>> begin Input rows
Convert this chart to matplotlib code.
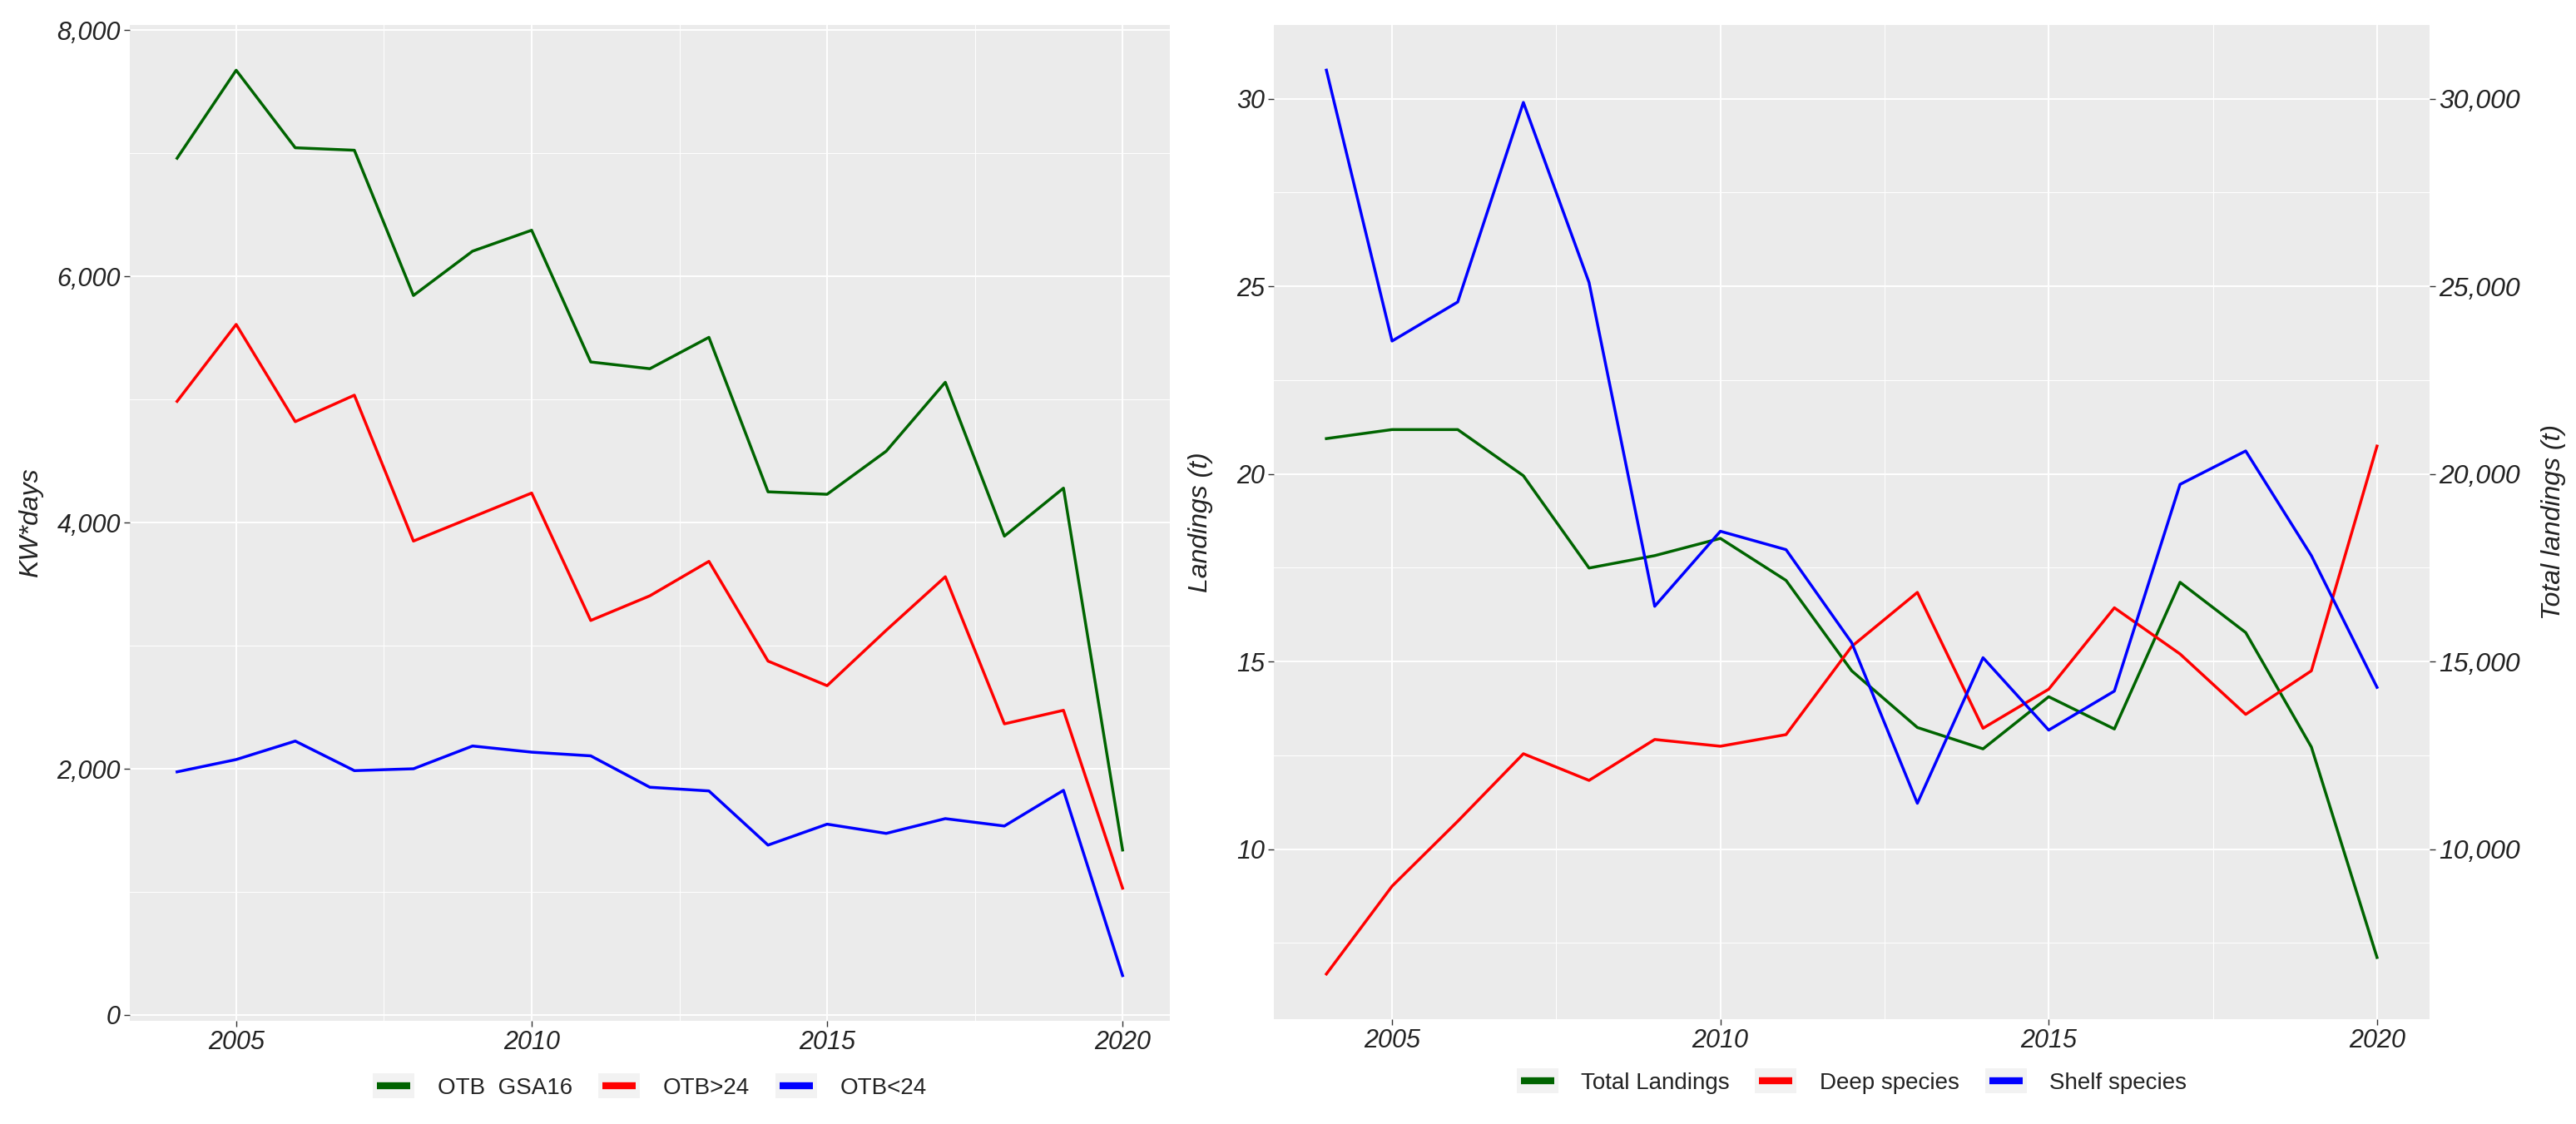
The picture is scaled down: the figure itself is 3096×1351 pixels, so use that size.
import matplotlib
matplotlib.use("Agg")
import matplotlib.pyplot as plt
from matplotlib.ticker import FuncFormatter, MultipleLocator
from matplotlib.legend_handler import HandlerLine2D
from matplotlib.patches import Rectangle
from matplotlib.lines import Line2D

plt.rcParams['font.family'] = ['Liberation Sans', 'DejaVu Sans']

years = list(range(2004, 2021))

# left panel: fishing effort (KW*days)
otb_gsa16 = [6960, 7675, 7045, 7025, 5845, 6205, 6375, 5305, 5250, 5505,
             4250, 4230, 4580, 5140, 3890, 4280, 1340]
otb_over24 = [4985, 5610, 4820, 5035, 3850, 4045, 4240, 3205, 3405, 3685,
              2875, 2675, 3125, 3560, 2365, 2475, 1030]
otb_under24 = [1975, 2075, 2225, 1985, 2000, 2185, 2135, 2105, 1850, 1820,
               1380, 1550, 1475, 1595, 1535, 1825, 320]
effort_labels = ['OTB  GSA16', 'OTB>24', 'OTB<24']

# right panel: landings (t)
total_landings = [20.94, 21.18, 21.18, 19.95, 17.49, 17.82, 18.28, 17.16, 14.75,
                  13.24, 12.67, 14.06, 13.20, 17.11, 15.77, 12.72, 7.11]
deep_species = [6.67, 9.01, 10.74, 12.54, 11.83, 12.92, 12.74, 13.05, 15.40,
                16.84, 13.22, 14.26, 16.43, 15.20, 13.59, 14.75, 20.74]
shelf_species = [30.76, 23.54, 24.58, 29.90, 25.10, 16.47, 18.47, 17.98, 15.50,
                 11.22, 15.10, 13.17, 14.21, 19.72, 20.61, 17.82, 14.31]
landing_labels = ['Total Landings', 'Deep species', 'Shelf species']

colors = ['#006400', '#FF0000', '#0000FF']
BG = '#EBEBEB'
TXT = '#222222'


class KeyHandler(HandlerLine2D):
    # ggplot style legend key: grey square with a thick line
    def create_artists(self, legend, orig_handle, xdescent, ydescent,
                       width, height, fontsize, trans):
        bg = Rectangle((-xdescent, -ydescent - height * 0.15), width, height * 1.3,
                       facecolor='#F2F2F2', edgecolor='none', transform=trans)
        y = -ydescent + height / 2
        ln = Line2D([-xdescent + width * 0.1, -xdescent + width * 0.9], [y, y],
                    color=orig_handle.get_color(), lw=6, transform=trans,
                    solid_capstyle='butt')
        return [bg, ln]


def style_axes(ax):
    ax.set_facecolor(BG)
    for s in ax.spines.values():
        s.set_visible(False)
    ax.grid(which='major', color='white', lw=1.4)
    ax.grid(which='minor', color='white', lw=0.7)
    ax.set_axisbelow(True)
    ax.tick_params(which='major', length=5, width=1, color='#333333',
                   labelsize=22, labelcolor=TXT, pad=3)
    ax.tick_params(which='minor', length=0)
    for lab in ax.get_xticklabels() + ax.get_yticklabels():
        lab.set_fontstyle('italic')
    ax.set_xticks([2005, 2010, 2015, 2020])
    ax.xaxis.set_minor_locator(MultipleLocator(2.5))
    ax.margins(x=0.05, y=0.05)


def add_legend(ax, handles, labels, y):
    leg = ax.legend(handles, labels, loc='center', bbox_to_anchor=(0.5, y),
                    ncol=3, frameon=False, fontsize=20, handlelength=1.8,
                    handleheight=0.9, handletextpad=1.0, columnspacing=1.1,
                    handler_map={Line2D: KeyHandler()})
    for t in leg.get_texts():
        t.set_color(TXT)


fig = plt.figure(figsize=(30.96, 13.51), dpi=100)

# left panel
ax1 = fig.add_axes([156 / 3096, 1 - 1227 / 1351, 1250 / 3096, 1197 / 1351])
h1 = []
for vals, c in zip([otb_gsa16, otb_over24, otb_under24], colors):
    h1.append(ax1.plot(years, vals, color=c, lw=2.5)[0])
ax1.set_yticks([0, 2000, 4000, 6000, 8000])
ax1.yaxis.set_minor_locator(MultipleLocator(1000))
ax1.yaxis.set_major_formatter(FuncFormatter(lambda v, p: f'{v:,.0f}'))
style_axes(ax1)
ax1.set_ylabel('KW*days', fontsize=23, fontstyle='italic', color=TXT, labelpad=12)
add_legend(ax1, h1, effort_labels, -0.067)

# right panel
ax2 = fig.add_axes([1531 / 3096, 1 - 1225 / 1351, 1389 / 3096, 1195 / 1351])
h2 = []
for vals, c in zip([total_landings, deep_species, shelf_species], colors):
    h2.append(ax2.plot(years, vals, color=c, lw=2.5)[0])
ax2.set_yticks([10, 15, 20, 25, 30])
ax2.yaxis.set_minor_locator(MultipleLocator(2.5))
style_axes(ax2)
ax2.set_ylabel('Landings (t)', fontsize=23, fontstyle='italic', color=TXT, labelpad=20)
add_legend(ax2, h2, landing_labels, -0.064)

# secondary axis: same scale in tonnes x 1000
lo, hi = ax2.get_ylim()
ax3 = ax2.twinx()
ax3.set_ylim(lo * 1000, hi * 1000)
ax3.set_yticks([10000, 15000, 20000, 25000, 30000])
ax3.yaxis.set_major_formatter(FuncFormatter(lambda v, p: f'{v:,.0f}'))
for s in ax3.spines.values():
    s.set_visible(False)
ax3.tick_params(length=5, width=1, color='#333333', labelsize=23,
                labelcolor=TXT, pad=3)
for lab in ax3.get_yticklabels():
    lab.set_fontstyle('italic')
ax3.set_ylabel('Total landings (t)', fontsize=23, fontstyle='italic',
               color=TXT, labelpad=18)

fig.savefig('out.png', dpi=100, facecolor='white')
>> end Input rows
>> begin Input rows
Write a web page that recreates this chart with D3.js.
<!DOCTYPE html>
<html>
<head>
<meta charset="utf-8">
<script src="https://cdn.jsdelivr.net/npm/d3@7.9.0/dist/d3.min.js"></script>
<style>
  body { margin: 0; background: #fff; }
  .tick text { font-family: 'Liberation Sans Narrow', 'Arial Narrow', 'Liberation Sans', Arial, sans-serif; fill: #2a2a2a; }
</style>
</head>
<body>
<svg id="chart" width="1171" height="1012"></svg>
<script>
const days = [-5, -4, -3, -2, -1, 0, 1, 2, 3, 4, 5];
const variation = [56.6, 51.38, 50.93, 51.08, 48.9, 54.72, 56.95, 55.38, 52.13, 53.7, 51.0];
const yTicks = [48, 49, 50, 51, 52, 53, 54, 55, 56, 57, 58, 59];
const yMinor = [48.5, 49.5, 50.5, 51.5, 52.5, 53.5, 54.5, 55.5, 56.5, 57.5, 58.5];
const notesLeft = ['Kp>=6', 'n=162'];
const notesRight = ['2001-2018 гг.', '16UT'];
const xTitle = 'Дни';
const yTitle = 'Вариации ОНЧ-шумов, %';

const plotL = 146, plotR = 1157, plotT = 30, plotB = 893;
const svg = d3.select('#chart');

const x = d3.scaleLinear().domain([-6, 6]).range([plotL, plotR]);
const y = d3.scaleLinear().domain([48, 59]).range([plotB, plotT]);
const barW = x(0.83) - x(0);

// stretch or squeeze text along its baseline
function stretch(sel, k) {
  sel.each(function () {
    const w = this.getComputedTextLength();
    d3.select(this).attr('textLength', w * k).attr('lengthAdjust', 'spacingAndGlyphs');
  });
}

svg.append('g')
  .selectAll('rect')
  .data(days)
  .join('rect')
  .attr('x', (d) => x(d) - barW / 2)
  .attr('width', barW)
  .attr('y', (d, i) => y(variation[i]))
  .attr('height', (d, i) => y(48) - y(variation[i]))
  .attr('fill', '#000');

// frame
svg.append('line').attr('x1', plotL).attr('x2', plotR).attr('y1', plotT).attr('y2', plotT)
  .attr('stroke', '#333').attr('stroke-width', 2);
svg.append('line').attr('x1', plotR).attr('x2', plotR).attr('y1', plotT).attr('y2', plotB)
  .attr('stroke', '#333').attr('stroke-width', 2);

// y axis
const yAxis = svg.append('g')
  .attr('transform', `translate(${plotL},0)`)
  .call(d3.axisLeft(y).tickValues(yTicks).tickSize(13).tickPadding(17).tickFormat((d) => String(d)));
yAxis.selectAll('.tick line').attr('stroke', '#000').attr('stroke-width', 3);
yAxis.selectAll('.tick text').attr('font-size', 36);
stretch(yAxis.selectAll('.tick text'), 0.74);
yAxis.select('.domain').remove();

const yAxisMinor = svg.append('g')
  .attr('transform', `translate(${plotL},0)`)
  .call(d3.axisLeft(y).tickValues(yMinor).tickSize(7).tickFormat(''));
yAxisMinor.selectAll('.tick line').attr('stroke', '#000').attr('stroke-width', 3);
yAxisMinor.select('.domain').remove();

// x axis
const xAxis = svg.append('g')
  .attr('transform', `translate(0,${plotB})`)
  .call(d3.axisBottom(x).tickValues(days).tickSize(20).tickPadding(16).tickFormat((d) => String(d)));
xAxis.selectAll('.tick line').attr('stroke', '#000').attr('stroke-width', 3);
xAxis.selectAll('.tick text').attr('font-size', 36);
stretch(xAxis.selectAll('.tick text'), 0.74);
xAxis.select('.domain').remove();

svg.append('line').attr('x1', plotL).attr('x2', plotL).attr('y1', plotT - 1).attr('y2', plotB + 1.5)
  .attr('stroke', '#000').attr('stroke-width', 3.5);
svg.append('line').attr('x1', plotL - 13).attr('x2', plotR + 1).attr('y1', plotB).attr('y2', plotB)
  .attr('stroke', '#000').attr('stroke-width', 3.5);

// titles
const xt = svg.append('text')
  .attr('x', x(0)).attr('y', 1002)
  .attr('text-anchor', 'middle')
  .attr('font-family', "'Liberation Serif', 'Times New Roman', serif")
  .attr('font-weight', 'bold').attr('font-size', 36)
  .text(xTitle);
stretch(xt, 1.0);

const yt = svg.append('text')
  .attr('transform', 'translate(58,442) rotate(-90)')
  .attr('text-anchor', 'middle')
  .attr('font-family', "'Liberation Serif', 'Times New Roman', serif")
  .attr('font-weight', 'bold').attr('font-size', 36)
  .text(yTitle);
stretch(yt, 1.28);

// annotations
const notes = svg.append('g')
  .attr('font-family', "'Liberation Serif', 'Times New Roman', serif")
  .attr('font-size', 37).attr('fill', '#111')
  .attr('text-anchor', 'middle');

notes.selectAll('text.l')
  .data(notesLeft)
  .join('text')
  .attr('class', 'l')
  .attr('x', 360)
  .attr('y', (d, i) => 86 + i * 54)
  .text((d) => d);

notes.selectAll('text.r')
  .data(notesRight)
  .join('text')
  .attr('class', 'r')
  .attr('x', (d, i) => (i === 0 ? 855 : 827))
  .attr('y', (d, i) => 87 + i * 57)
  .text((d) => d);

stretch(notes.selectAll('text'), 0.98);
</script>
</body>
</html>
>> end Input rows
Take every line from the data that contains the word "chart".

**Reply to the task**
Convert this chart to matplotlib code.
Write a web page that recreates this chart with D3.js.
<svg id="chart" width="1171" height="1012"></svg>
const svg = d3.select('#chart');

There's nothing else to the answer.